EXCLUSIVE: Mike Leigh praises London Film School director Ben Gibson for “outstanding” service.
London Film School director Ben Gibson has stepped down from the post he held for 14 years.
The LFS board is now looking to appoint a new director who will likely assume the role from next autumn.
Gibson will remain active at the school until the transition to the new director.
Gibson has been instrumental in raising the profile of the LFS in the UK and abroad and has also overseen the school’s long-gestating transition from Covent Garden to the Barbican.
In December 2013, the school announced its first major funding towards the transfer, with a move planned for 2016, the same year the school celebrates its 60th birthday.
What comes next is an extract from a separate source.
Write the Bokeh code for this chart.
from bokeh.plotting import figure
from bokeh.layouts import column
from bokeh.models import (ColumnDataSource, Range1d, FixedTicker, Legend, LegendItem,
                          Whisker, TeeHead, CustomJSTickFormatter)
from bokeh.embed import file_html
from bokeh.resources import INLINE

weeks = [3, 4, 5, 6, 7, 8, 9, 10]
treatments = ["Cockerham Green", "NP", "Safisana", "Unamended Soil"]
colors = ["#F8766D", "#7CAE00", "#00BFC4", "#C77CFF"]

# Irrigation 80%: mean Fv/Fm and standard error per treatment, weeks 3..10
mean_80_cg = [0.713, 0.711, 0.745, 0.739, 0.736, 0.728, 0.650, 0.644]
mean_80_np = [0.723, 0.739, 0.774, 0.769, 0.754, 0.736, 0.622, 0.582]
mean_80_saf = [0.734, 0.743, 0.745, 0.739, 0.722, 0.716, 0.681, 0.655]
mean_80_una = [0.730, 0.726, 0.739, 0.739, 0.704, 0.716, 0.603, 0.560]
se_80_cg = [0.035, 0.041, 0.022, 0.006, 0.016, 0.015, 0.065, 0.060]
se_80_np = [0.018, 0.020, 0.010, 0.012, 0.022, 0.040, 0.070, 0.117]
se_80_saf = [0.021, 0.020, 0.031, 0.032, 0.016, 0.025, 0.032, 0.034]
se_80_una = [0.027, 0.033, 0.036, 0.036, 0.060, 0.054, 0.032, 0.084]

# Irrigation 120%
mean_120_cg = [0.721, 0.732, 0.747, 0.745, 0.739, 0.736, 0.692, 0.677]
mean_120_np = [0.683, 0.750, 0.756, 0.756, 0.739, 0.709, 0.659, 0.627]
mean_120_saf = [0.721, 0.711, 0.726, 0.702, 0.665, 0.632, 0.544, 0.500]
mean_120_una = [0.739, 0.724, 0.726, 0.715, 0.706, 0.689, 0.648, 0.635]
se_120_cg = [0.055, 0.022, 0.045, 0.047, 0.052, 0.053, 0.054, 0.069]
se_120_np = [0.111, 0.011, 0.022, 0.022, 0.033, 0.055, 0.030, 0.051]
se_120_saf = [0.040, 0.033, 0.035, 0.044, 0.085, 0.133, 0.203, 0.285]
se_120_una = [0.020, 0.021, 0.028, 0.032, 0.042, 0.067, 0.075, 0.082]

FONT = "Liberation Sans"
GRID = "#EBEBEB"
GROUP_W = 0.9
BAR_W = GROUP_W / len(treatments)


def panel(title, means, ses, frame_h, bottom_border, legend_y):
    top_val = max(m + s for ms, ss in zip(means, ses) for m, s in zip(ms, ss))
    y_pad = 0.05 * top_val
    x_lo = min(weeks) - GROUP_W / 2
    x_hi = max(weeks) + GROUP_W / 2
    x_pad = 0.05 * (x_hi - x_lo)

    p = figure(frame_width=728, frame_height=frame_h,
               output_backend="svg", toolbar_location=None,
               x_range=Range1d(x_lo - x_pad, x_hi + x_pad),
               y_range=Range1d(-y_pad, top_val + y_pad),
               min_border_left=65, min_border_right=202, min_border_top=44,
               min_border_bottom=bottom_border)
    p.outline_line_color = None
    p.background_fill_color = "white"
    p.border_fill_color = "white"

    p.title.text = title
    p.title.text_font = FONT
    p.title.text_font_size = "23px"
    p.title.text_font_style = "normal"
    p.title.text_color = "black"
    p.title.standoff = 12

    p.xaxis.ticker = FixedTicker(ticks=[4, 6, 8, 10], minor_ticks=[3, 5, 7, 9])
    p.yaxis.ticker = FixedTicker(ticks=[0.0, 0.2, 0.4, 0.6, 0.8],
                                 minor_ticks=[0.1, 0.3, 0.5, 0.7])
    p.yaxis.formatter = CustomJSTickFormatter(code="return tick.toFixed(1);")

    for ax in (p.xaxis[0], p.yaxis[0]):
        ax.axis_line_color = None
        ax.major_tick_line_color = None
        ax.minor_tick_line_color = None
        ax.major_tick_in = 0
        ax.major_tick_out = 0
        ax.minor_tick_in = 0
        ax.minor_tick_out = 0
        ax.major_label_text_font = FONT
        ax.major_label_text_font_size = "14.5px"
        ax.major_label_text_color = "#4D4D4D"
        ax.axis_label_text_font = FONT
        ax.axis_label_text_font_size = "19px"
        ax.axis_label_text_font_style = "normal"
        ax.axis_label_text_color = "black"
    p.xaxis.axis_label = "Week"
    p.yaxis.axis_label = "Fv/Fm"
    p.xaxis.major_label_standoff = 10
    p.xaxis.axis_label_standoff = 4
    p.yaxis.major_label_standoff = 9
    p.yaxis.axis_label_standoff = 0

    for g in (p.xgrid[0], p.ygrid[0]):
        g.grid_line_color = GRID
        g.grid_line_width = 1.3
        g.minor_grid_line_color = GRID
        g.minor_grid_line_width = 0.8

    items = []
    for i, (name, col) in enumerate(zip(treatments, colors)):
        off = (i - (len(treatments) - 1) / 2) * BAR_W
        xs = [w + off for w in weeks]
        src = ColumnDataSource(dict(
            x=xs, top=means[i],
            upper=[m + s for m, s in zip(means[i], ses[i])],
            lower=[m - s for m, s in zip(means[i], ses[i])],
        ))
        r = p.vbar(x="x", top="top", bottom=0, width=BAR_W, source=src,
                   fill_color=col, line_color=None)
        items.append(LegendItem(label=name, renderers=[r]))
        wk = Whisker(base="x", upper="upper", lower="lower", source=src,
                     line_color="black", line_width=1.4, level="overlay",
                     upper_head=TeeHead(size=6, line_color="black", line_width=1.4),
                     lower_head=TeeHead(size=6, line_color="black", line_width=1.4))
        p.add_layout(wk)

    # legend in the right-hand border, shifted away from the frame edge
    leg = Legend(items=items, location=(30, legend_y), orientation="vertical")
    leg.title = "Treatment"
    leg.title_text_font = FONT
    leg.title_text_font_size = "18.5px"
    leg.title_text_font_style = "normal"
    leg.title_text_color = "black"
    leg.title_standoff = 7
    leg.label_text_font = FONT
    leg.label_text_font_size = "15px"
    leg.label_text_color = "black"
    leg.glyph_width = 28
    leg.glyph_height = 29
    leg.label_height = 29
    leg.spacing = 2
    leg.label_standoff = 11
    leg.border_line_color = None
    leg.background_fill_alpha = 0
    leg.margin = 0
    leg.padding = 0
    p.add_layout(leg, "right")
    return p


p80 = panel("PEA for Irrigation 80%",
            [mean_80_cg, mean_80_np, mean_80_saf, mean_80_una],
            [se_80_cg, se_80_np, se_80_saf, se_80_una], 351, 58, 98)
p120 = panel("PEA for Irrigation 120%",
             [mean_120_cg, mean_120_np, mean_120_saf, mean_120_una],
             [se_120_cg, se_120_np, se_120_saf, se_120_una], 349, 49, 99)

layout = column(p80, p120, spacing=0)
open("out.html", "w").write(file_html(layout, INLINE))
Gibson told ScreenDaily: “It has been an engrossing pleasure to lead this dynamic and important institution since 2000. LFS is a wonderful place to work and learn, and the privilege of teaching and supporting talented, collaborative and clear-eyed people from all over the world counts as one of the important experiences of my life”.
“I’ve never held any job for this long,” he continued. “I want to pursue some other interests after 14 years, and 2014 feels like an ‘eclipse’ moment where I can move on. The school has big plans in the works, but it’s a good time to have fresh eyes and ideas applied to them, and we’ll manage a smooth handover over this year.”
Director Mike Leigh, chair of governors, added: “Ben Gibson has led LFS from strength to strength over his fourteen years of outstanding service, and we will be sad to see him go. With our move to the Barbican, we are entering a radical phase in the school’s history, and the scope for a dynamic new director to take us on this journey is very exciting indeed”.
In 2013, LFS films clocked a record 232 festival entries across 179 events, winning 43 prizes, nominations or special mentions.
Prior to working at the LFS Gibson was head of production at the BFI between 1989-99. His credits as a producer and executive producer include Terence Davies’ The Long Day Closes, Derek Jarman’s Wittgenstein, John Maybury’s Love is the Devil, Carine Adler’s Under the Skin and Jasmin Dizdar’s Beautiful People.